All Fun and Games Until Somebody Loses an Eye
- First edition
- Author: Christopher Brookmyre
- Language: English
- Genre: Black humour, Satire, Crime novel
- Publisher: Little Brown, London
- Publication date: 2005
- Publication place: United Kingdom
- Media type: Print (Hardback & (Paperback)

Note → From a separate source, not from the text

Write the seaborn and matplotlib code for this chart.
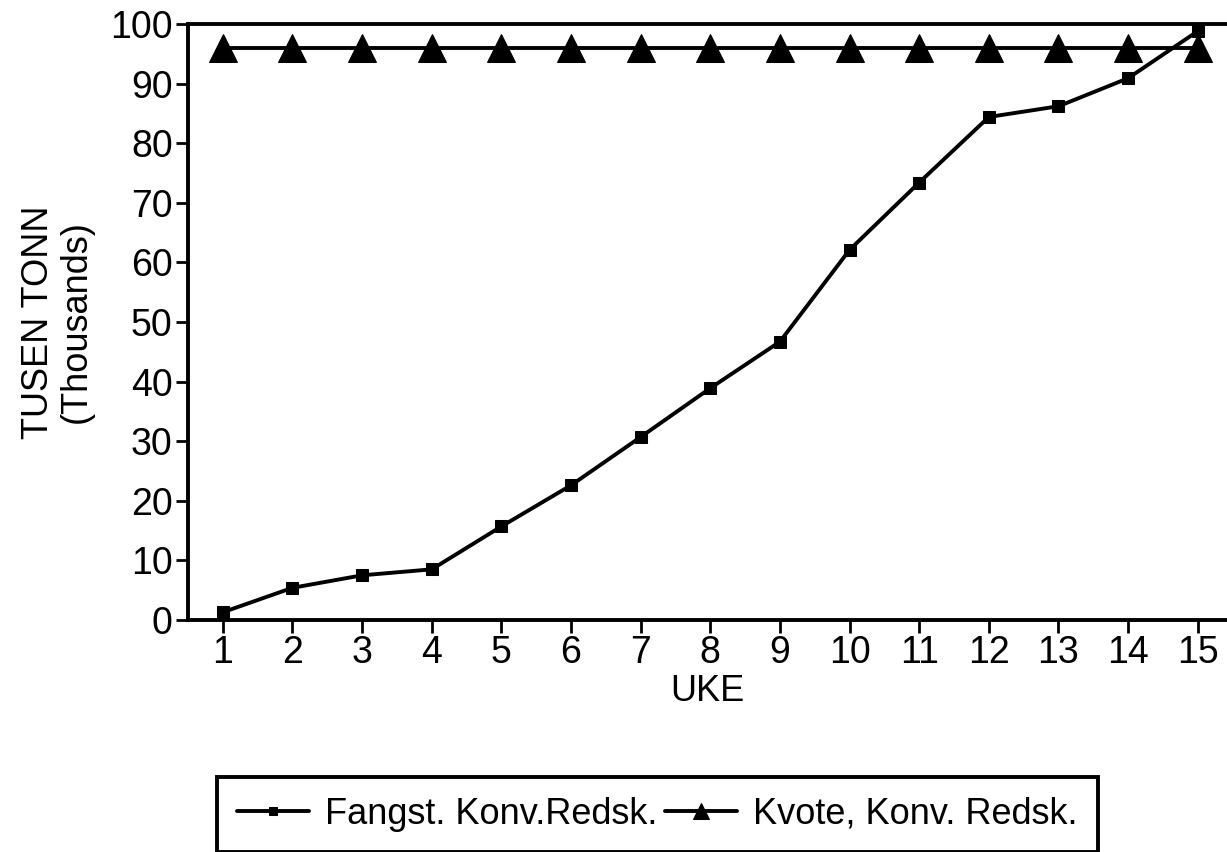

= All Fun and Games Until Somebody Loses an Eye =

2005 novel by Christopher Brookmyre

All Fun and Games Until Somebody Loses an Eye is the ninth novel by Scottish writer Chris Brookmyre published in 2005.

==Plot summary==
Jane Fleming, a 46-year-old housewife and grandmother, lives a quiet life in suburban East Kilbride. All that changes when her son, Ross, who works in the arms industry, is forced into hiding when his latest research attracts unwanted attention. Aided by the mysterious Bett, Jane must confront drug dealers, assassins and ruthless arms dealers in order to save her son.

==Awards==
All Fun And Games Until Somebody Loses an Eye was the winner of the seventh Bollinger Everyman Wodehouse Prize for Comic Fiction in 2006.

It was nominated for the 2007 Theakston's Old Peculier Crime Novel of the Year Award.